Traditionally in fragmented markets eventually 2 or 3 players end up buying their way to owning the vast majority of the market (either through buying competitiors or outspending them until they shut down). We're seeing some of this today with Toast raising crazy amounts of money and Square creating a restaurant specific play on their solid foundations.
But there's another force at play - credit card processors.
See PoS is first and foremost a payment terminal. But processing credit cards (which from what we see is well over 75% of transactions) is a complicated task the PoS companies handoff to one of dozens of companies. They allow restaurants to negotiate with different credit card processors for better rates. Then credit card processors realized they could own the terminals themselves. Why not? It's a stronger hold on the customer since changing these systems is so difficult and you get more granular perspective on the data. So credit card processors started buying up PoS companies en masse.
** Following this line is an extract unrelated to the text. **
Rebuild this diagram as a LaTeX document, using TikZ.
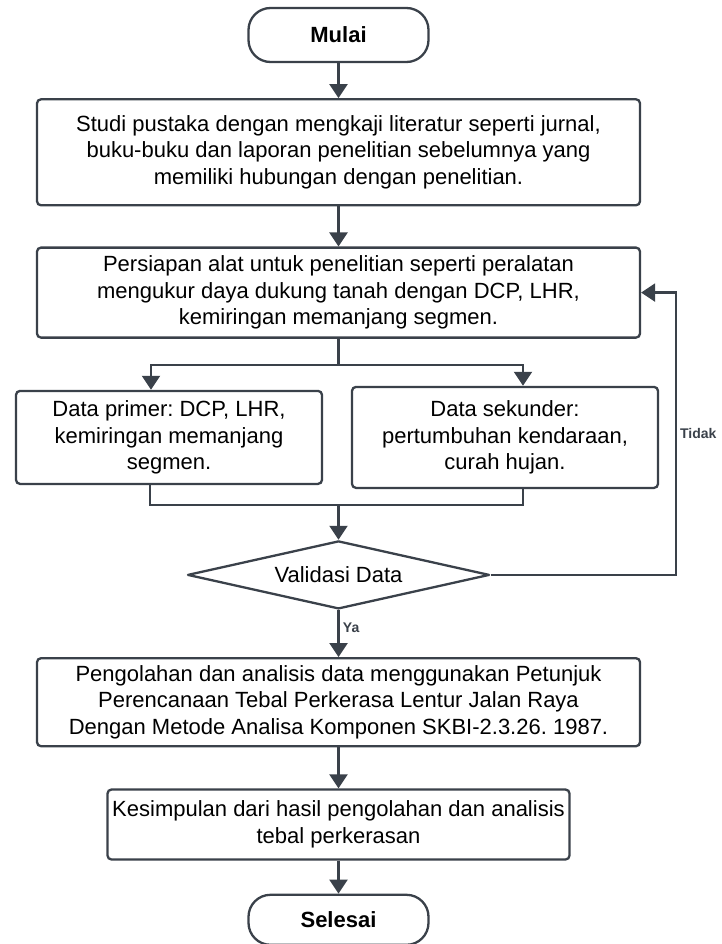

So here's what I see happening in the next 5-10 years.
I'm betting PoS are going to become generic. And that some bright people are going to write nice code that lets you move from any PoS app to theirs automatically importing everything. To the restaurant it'll basically be like switching from Safari to Chrome. In that market, it becomes a pricing war. That's where credit card processors excel. With their data they'll know how much to offer every new customer on processing fees and nab new customers. Save 0.25% on processing fees for just installing a new app that does all the same? Finally sounds better than needles in the eyes.